On Twitter, Şero promised his first 2,000 followers CHP candidacies for municipal councillor positions for the 2014 local elections.

===June 2015 general election===
In response to the Supreme Electoral Council President Sadi Güven saying that they had 'rounded up all the cats' in preparation for the June 2015 general election, Şero tweeted 'I'm still here, come and round me up' in response. The tweet went viral shortly after and was reported by several media outlets.

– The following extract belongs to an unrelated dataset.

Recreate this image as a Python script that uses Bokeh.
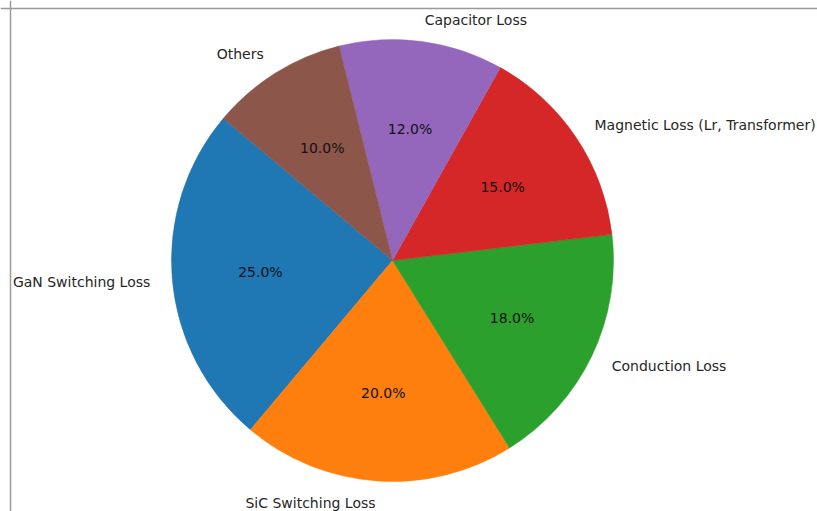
import numpy as np
from bokeh.plotting import figure
from bokeh.models import Range1d, Span, ColumnDataSource
from bokeh.core.properties import value
from bokeh.embed import file_html
from bokeh.resources import INLINE

labels = ["GaN Switching Loss", "SiC Switching Loss", "Conduction Loss",
          "Magnetic Loss (Lr, Transformer)", "Capacitor Loss", "Others"]
shares = [25, 20, 18, 15, 12, 10]
colors = ["#1f77b4", "#ff7f0e", "#2ca02c", "#d62728", "#9467bd", "#8c564b"]
start_deg = 140.0

vals = np.array(shares, dtype=float)
frac = vals / vals.sum()
ends = np.deg2rad(start_deg) + 2 * np.pi * np.cumsum(frac)
starts = ends - 2 * np.pi * frac
mids = (starts + ends) / 2

R = 221.0
src = ColumnDataSource(dict(start=starts, end=ends, color=colors))

p = figure(width=817, height=511, output_backend="svg", toolbar_location=None,
           x_range=Range1d(-392, 425), y_range=Range1d(-251, 260),
           min_border=0, outline_line_color=None)
p.axis.visible = False
p.grid.visible = False

p.wedge(x=0, y=0, radius=R, start_angle="start", end_angle="end",
        direction="anticlock", fill_color="color", line_color="color",
        line_width=0.5, source=src)

pct_txt = [f"{v:.1f}%" for v in frac * 100]
p.text(x=0.6 * R * np.cos(mids), y=0.6 * R * np.sin(mids), text=pct_txt,
       text_font=value("DejaVu Sans"), text_font_size="14px",
       text_color="#111111", text_align="center", text_baseline="middle")

lx = 1.1 * R * np.cos(mids)
ly = 1.1 * R * np.sin(mids)
aligns = ["left" if c > 0 else "right" for c in np.cos(mids)]
p.text(x=lx, y=ly, text=labels, text_align=aligns,
       text_font=value("DejaVu Sans"), text_font_size="14px",
       text_color="#262626", text_baseline="middle")

p.add_layout(Span(location=252, dimension="width", line_color="#9a9a9a", line_width=1.5))
p.add_layout(Span(location=-382, dimension="height", line_color="#9a9a9a", line_width=1.5))

open("out.html", "w").write(file_html(p, INLINE))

On 6 April 2015, a day before the CHP party candidates were announced, the candidates chosen by Kılıçdaroğlu were leaked on Şero's Twitter account. On 18 April, Şero predicted that the outcome of the election would be a hung parliament and would result in a CHP coalition with the Peoples' Democratic Party (HDP).

==Animal rights==

In October 2014, on World Animal Day, the CHP released a decree co-signed by Veli Ağbaba, Gürsel Tekin and Şero (who had a paw-print) that urged municipalities to spend more of their budgets on the rehoming and rehabilitation stray animals. The decree urged municipalities to employ veterinarians, provide an ambulance service for animals injured in car accidents, bury dead animals and supply food and water in city corners for dehydrated animals during the summer.

==Death==

Şero was announced dead on September 28, 2024 following illnesses caused by his old age. He was buried in the garden of the CHP headquarters on the same day with a small funeral attended by Özgür Özel.